[Items from a data source]
= = = =
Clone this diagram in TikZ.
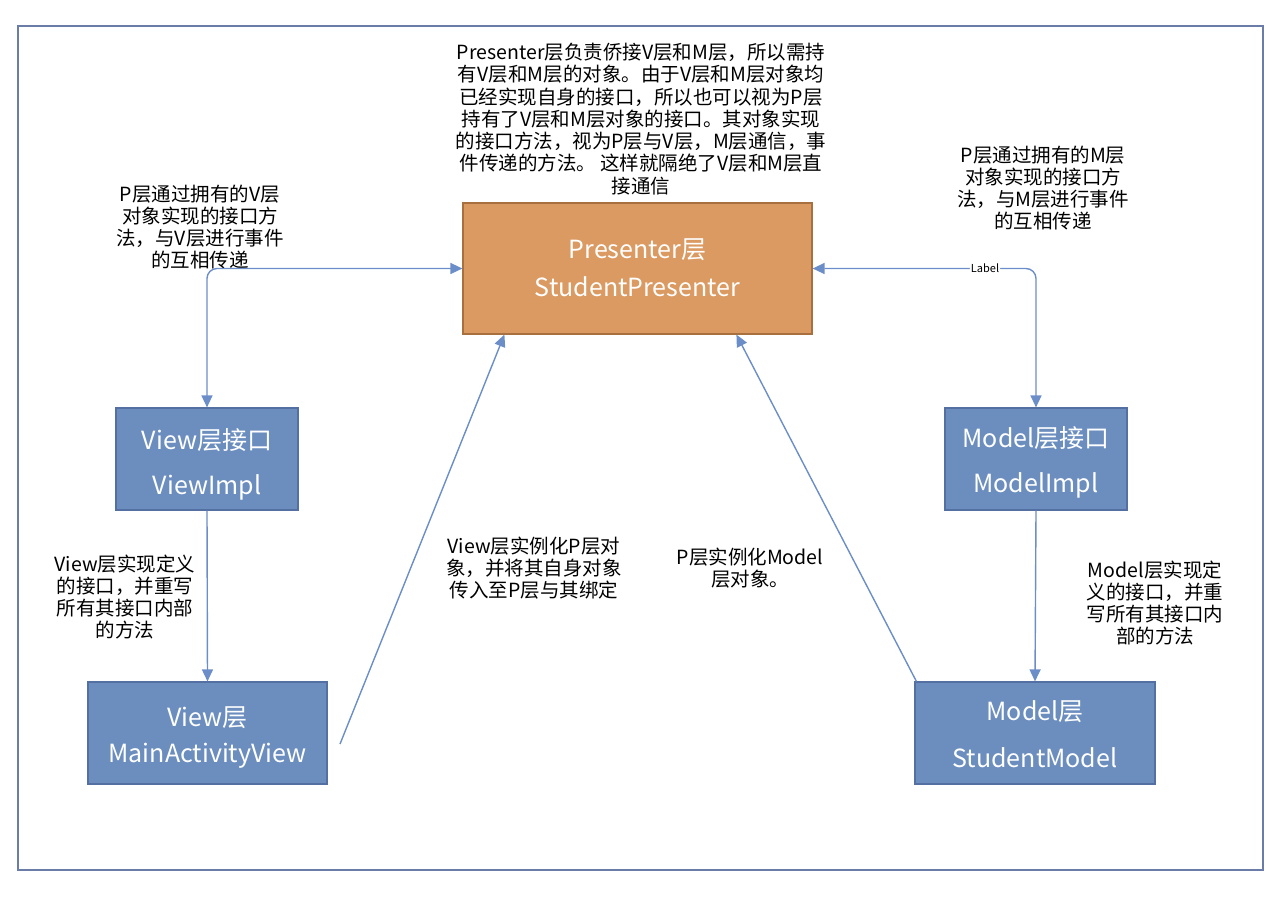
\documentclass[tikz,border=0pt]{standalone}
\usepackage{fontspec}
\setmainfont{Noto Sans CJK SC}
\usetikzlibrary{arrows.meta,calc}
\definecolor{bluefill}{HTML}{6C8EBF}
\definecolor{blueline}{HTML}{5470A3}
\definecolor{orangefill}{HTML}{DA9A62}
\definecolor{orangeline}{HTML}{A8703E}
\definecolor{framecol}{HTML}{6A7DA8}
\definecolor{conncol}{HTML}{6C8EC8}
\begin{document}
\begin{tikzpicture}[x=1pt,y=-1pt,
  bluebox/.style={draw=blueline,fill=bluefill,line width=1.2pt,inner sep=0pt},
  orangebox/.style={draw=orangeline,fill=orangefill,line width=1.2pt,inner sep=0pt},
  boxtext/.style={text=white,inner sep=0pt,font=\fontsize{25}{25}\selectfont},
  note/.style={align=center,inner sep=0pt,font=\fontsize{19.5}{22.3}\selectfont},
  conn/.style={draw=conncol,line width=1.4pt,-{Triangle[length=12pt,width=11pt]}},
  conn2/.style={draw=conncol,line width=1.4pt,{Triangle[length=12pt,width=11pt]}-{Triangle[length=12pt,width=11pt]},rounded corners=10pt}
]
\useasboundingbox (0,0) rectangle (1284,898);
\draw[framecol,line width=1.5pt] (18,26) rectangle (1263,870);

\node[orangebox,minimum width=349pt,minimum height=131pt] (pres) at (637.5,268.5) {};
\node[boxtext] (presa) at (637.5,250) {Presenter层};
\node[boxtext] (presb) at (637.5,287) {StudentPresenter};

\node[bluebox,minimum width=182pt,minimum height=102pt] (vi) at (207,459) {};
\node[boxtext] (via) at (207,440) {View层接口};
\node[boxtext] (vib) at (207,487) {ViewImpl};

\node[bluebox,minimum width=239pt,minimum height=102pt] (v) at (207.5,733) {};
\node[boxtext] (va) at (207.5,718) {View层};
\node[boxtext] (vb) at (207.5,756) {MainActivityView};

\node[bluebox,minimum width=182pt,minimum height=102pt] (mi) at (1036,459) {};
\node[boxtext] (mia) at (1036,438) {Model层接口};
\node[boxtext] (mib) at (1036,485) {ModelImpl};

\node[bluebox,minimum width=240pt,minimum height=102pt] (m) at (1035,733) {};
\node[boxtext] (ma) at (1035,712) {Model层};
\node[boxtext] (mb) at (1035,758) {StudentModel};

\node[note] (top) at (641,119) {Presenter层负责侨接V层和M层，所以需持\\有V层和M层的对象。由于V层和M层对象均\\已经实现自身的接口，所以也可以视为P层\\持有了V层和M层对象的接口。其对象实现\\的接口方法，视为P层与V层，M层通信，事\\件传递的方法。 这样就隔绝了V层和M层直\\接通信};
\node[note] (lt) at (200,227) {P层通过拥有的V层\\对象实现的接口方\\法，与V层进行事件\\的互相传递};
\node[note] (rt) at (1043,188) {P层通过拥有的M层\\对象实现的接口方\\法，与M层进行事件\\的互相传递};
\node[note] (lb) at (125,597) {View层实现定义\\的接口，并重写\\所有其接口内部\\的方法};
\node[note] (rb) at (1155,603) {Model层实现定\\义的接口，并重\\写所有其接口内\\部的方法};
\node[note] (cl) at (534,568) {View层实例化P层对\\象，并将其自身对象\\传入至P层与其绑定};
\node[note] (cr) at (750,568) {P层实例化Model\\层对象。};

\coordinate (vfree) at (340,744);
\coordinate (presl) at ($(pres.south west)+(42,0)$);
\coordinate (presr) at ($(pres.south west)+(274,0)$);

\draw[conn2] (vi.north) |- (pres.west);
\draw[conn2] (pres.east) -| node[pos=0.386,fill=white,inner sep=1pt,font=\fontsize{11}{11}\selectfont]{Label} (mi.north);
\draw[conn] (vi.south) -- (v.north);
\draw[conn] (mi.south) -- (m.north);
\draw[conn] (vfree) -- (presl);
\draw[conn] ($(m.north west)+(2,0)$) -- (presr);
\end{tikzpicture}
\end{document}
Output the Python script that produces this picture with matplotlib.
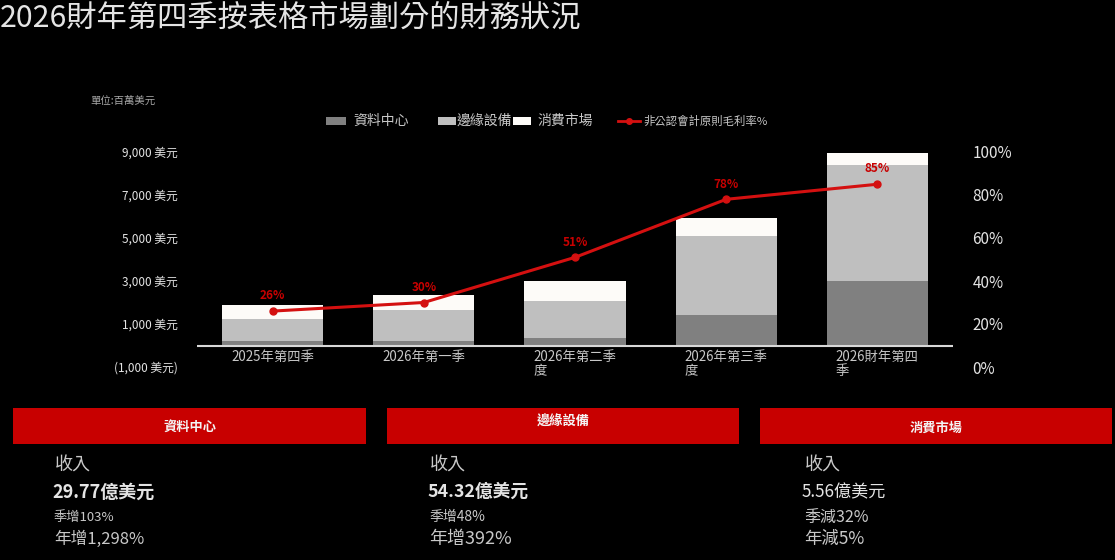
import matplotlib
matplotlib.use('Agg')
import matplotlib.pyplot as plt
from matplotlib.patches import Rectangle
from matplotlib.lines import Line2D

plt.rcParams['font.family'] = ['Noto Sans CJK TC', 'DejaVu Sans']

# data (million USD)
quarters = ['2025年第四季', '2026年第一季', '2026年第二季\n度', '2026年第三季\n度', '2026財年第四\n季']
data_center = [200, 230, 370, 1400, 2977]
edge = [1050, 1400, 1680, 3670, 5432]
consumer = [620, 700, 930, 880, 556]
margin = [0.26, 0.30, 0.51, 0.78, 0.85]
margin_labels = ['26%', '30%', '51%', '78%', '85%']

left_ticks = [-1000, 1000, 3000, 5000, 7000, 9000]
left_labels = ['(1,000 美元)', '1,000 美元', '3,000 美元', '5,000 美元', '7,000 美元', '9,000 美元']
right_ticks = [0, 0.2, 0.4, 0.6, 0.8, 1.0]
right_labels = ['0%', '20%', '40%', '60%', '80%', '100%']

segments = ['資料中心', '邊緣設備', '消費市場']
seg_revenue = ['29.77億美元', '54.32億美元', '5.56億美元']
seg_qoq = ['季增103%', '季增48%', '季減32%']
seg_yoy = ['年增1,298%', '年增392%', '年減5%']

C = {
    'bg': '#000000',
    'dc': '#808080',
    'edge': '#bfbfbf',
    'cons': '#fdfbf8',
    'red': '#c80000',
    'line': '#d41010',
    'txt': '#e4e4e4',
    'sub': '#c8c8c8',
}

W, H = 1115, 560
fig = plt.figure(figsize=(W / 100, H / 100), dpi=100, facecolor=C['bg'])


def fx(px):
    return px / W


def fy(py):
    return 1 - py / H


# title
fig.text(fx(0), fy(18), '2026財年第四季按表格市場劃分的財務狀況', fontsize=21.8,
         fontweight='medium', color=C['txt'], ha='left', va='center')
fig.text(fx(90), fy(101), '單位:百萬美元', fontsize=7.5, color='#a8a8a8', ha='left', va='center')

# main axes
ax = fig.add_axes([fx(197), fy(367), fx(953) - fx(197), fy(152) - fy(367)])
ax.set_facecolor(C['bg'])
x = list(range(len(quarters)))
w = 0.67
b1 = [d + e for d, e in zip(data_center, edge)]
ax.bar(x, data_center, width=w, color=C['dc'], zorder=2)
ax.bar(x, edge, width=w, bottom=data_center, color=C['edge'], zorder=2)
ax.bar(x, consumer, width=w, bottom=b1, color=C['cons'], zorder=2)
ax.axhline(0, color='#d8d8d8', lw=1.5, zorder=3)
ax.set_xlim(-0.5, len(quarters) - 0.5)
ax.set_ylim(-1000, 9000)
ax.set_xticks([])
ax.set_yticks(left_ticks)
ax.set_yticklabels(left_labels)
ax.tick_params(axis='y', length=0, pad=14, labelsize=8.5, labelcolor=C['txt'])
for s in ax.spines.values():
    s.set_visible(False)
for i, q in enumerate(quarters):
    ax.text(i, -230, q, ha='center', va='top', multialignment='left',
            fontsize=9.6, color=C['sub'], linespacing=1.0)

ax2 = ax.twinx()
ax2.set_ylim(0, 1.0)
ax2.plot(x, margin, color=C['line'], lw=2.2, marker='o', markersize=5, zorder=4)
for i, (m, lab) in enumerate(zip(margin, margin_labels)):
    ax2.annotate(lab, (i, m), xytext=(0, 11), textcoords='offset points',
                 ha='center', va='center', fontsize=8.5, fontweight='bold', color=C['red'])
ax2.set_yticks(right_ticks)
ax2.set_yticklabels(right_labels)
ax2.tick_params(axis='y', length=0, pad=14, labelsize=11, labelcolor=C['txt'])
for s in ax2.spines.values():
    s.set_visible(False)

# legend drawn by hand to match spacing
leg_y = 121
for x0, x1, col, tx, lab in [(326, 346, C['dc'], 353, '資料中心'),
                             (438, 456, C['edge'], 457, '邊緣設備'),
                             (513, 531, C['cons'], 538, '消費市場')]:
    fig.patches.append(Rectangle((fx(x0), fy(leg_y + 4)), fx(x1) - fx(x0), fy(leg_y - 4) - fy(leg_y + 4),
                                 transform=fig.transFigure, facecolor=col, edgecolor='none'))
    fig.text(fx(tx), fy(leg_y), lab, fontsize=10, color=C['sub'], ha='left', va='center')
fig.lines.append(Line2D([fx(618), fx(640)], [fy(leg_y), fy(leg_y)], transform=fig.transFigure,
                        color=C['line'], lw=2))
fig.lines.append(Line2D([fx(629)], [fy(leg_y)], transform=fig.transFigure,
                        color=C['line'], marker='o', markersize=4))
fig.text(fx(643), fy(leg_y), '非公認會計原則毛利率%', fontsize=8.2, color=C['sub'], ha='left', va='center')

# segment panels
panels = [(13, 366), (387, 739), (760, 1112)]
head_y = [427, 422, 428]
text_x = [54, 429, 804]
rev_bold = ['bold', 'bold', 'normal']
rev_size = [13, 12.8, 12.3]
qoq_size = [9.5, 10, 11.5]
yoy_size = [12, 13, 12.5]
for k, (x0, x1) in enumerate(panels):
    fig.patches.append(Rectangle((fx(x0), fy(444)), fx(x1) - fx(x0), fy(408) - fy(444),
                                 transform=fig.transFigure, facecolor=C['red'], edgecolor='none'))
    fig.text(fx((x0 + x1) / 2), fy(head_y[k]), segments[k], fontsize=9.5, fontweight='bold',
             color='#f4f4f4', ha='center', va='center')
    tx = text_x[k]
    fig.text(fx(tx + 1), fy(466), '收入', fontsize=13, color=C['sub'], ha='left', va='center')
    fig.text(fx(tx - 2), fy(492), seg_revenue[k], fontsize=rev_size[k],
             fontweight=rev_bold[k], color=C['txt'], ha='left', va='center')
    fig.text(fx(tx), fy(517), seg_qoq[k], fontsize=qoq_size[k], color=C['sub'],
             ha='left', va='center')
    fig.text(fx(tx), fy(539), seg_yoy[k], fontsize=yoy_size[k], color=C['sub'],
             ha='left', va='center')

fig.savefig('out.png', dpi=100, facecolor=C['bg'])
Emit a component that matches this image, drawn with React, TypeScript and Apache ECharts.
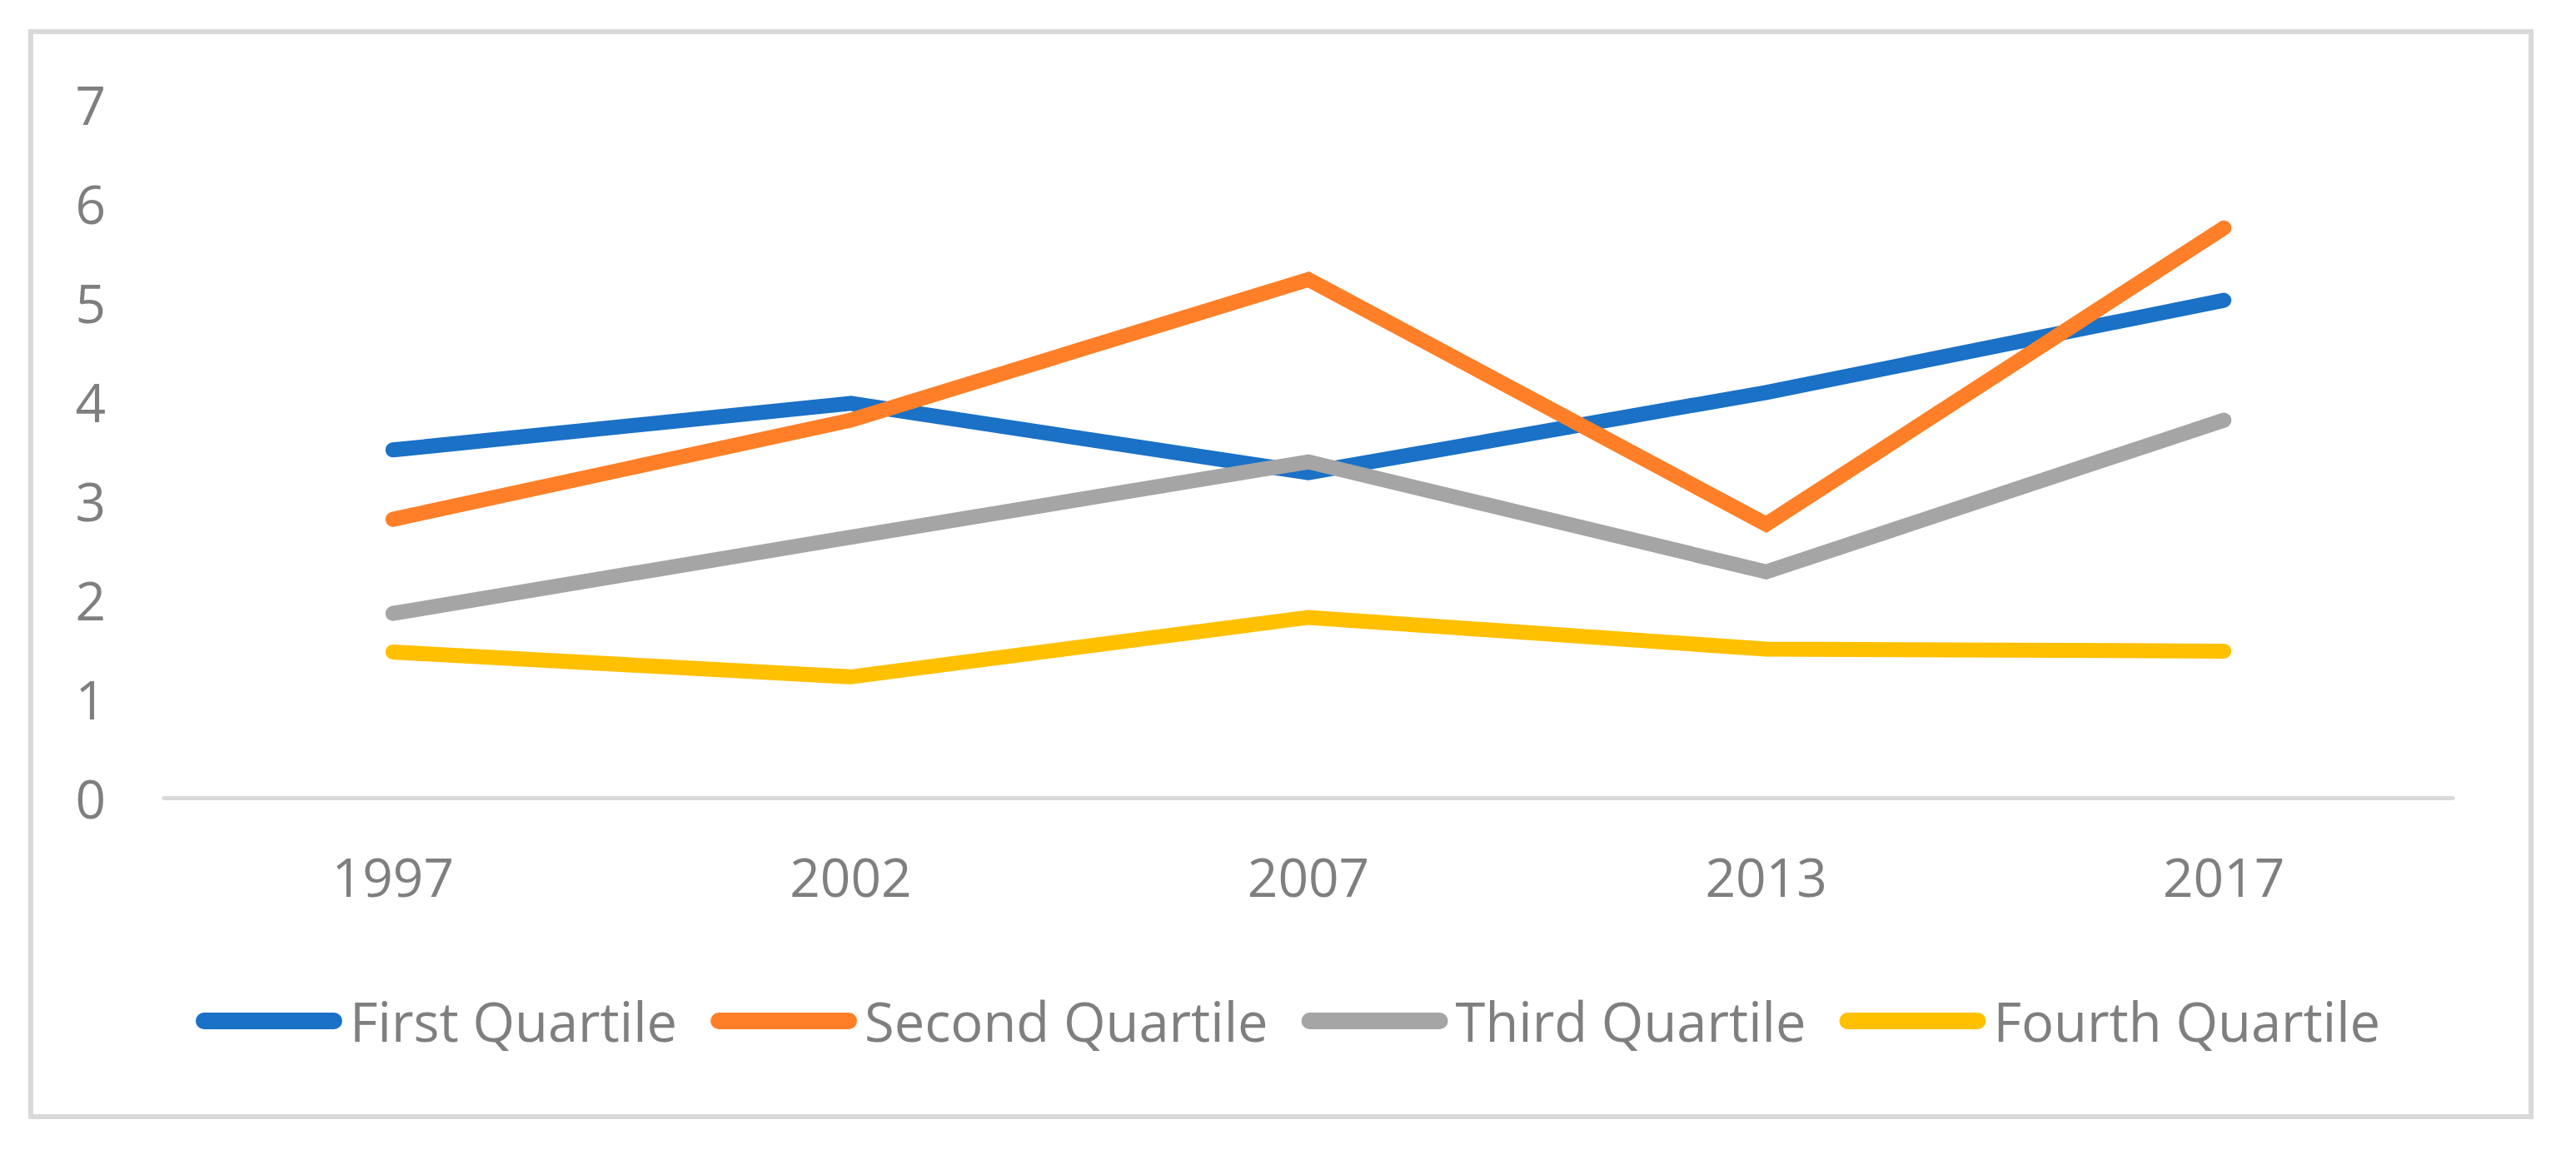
= = = =
- _EXERCISE DIRECTIONS_
List all lines holding the string "this".

- _COMPLETE ANSWER_
Clone this diagram in TikZ.
Output the Python script that produces this picture with matplotlib.
Emit a component that matches this image, drawn with React, TypeScript and Apache ECharts.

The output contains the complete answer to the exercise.